== Information supplied ==
-- Begin --
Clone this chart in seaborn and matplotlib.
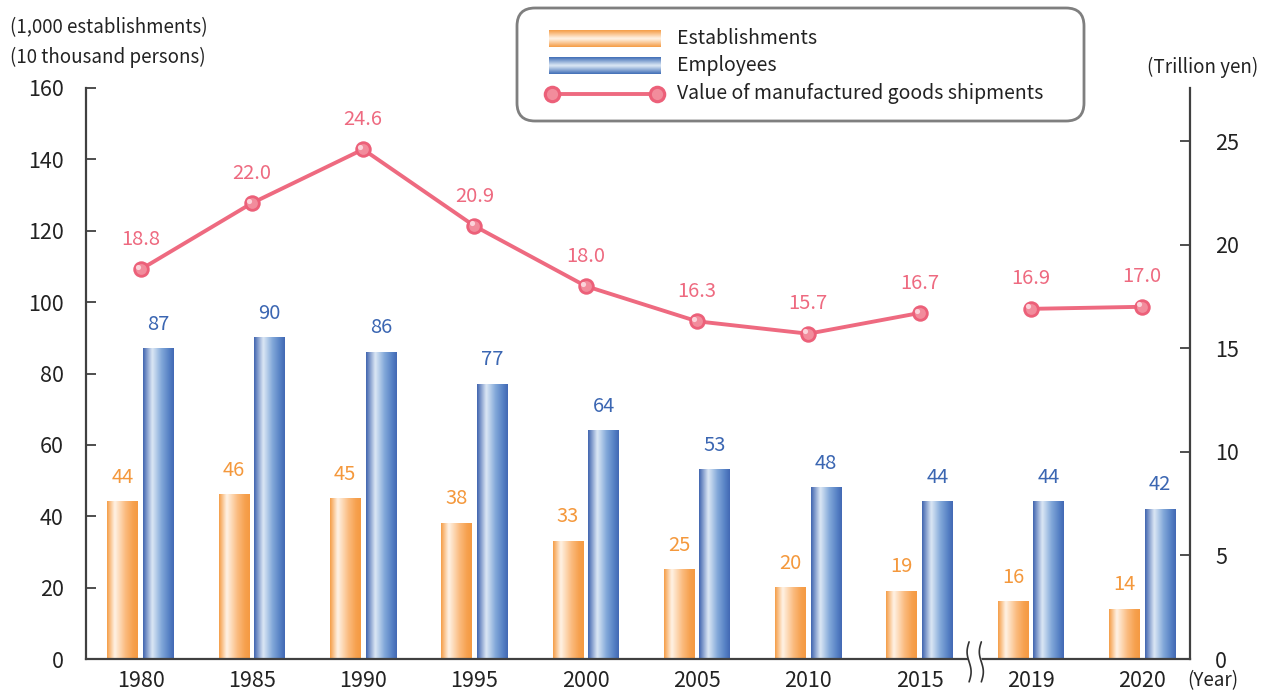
import numpy as np
import pandas as pd
import matplotlib
matplotlib.use("Agg")
import matplotlib.pyplot as plt
import matplotlib.transforms as mtransforms
import seaborn as sns
from matplotlib.patches import FancyBboxPatch
from matplotlib.colors import LinearSegmentedColormap

# ---------------- data ----------------
years = ["1980", "1985", "1990", "1995", "2000", "2005", "2010", "2015", "2019", "2020"]
establishments = [44, 46, 45, 38, 33, 25, 20, 19, 16, 14]
employees = [87, 90, 86, 77, 64, 53, 48, 44, 44, 42]
shipments = [18.8, 22.0, 24.6, 20.9, 18.0, 16.3, 15.7, 16.7, 16.9, 17.0]
segments = [0, 0, 0, 0, 0, 0, 0, 0, 1, 1]
series_names = ["Establishments", "Employees"]
line_name = "Value of manufactured goods shipments"

# ---------------- style ----------------
ORANGE = "#F59C45"
BLUE = "#4770BA"
PINK = "#EE6A80"
ORANGE_TXT = "#F4983C"
BLUE_TXT = "#3B66B2"
AXC = "#404040"

sns.set_theme(style="white")
plt.rcParams['font.family'] = ['Noto Sans CJK JP', 'DejaVu Sans']

cm_orange = LinearSegmentedColormap.from_list(
    "o", [(0, "#F59C45"), (0.25, "#FFF3E6"), (0.6, "#FBBB7E"), (0.85, "#F6A04D"), (1, "#F59A42")])
cm_blue = LinearSegmentedColormap.from_list(
    "b", [(0, "#3F63AE"), (0.3, "#DCE8F5"), (0.6, "#82A8D9"), (0.85, "#5580C4"), (1, "#4268B3")])

W, H = 1263, 693
fig = plt.figure(figsize=(W / 100, H / 100), dpi=100)
ax = fig.add_axes([86 / W, (H - 659) / H, (1190 - 86) / W, (659 - 88) / H])

df = pd.DataFrame({
    "year": years * 2,
    "value": establishments + employees,
    "series": [series_names[0]] * len(years) + [series_names[1]] * len(years),
})
sns.barplot(data=df, x="year", y="value", hue="series", hue_order=series_names,
            palette=[ORANGE, BLUE], width=0.64, gap=0.14, saturation=1,
            errorbar=None, legend=False, ax=ax)

grad = np.linspace(0, 1, 256).reshape(1, -1)
for p in list(ax.patches):
    x0, w, h = p.get_x(), p.get_width(), p.get_height()
    fc = p.get_facecolor()
    cmap = cm_orange if fc[0] > 0.6 else cm_blue
    ax.imshow(grad, cmap=cmap, extent=[x0, x0 + w, 0, h], aspect="auto",
              interpolation="bicubic", zorder=2)
    p.set_visible(False)
    cx = x0 + w / 2
    col = ORANGE_TXT if cmap is cm_orange else BLUE_TXT
    ax.annotate(f"{h:.0f}", (cx, h), xytext=(0, 10), textcoords="offset points",
                ha="center", va="bottom", fontsize=14.5, color=col)

ax.set_xlim(-0.49, 9.43)
ax.set_ylim(0, 160)
ax.set_yticks(range(0, 161, 20))
ax.set_xlabel("")
ax.set_ylabel("")
ax.tick_params(axis="y", direction="in", length=7, width=1.3, color=AXC,
               labelsize=15.5, pad=16, left=True, labelcolor="#222222")
ax.tick_params(axis="x", length=0, labelsize=15.5, pad=8, labelcolor="#222222")
for s in ["top", "right"]:
    ax.spines[s].set_visible(False)
for s in ["left", "bottom"]:
    ax.spines[s].set_color(AXC)
    ax.spines[s].set_linewidth(1.6)

# ---------------- line on twin axis ----------------
ax2 = ax.twinx()
ldf = pd.DataFrame({"x": np.arange(len(years)), "v": shipments, "seg": segments})
sns.lineplot(data=ldf, x="x", y="v", units="seg", estimator=None, color=PINK,
             linewidth=2.8, ax=ax2, legend=False, zorder=3)
ax2.scatter(ldf["x"], ldf["v"], s=140, color="#EC6079", zorder=4, linewidths=0)
ax2.scatter(ldf["x"], ldf["v"], s=60, color="#F28C9C", zorder=5, linewidths=0)
ax2.scatter(ldf["x"] - 0.025, ldf["v"] + 0.12, s=14, color="#FBD3DA", zorder=6, linewidths=0)
for xi, v in zip(ldf["x"], shipments):
    ax2.annotate(f"{v:.1f}", (xi, v), xytext=(0, 14), textcoords="offset points",
                 ha="center", va="bottom", fontsize=14.5, color=PINK)
ax2.set_ylim(0, 27.56)
ax2.set_yticks(range(0, 26, 5))
ax2.set_xlim(-0.49, 9.43)
ax2.set_xlabel("")
ax2.set_ylabel("")
ax2.tick_params(axis="y", direction="in", length=7, width=1.3, color=AXC,
                labelsize=15.5, pad=18, right=True, labelcolor="#222222")
for s in ["top", "left", "bottom"]:
    ax2.spines[s].set_visible(False)
ax2.spines["right"].set_color(AXC)
ax2.spines["right"].set_linewidth(1.6)
ax2.grid(False)
ax.grid(False)

# ---------------- axis break mark ----------------
trans = mtransforms.blended_transform_factory(ax.transData, ax.transAxes)
yy = np.linspace(-0.04, 0.03, 60)
wave = 0.018 * np.sin((yy + 0.04) / 0.07 * 2 * np.pi)
xa = 7.445 + wave
xb = 7.555 + wave
ax.fill_betweenx(yy, xa, xb, color="white", transform=trans, clip_on=False, zorder=10)
ax.plot(xa, yy, color="#333333", lw=1.2, transform=trans, clip_on=False, zorder=11)
ax.plot(xb, yy, color="#333333", lw=1.2, transform=trans, clip_on=False, zorder=11)

# ---------------- unit labels ----------------
fig.text(10 / W, 1 - 28 / H, "(1,000 establishments)", fontsize=13.5, va="center", color="#222222")
fig.text(10 / W, 1 - 57 / H, "(10 thousand persons)", fontsize=13.5, va="center", color="#222222")
fig.text(1258 / W, 1 - 67 / H, "(Trillion yen)", fontsize=13.5, va="center", ha="right", color="#222222")
fig.text(1213 / W, 1 - 681 / H, "(Year)", fontsize=13.5, va="center", ha="center", color="#222222")

# ---------------- legend ----------------
lax = fig.add_axes([515 / W, 1 - 124 / H, 572 / W, 118 / H])
lax.set_xlim(0, 572)
lax.set_ylim(118, 0)
lax.axis("off")
lax.add_patch(FancyBboxPatch((2, 2), 567, 113, boxstyle="round,pad=0,rounding_size=18",
                             ec="#7F7F7F", fc="white", lw=2, zorder=1))
vgrad = np.abs(np.linspace(-1, 1, 64)).reshape(-1, 1)
cm_lo = LinearSegmentedColormap.from_list("lo", ["#FFF3E6", "#F59C45"])
cm_lb = LinearSegmentedColormap.from_list("lb", ["#DCE8F5", "#3F6DB6"])
lax.imshow(vgrad, cmap=cm_lo, extent=[34, 146, 41, 24], aspect="auto",
           interpolation="bicubic", zorder=3)
lax.imshow(vgrad, cmap=cm_lb, extent=[34, 146, 68, 51], aspect="auto",
           interpolation="bicubic", zorder=3)
lax.plot([37, 142], [88, 88], color=PINK, lw=2.8, zorder=3)
lax.scatter([37, 142], [88, 88], s=160, color="#EC6079", zorder=4, linewidths=0)
lax.scatter([37, 142], [88, 88], s=65, color="#F28C9C", zorder=5, linewidths=0)
lax.set_xlim(0, 572)
lax.set_ylim(118, 0)
for yv, t in zip([33, 60, 88], series_names + [line_name]):
    lax.text(162, yv, t, fontsize=14, va="center", ha="left", color="#222222", zorder=6)

fig.savefig("out.png", dpi=100)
-- End --
== What you are asked to do ==
Skip the pictures, please, and transcribe only the lines from the beginning of the material through the one that contains "from matplotlib.colors import".

== Exercise output ==
Clone this chart in seaborn and matplotlib.
import numpy as np
import pandas as pd
import matplotlib
matplotlib.use("Agg")
import matplotlib.pyplot as plt
import matplotlib.transforms as mtransforms
import seaborn as sns
from matplotlib.patches import FancyBboxPatch
from matplotlib.colors import LinearSegmentedColormap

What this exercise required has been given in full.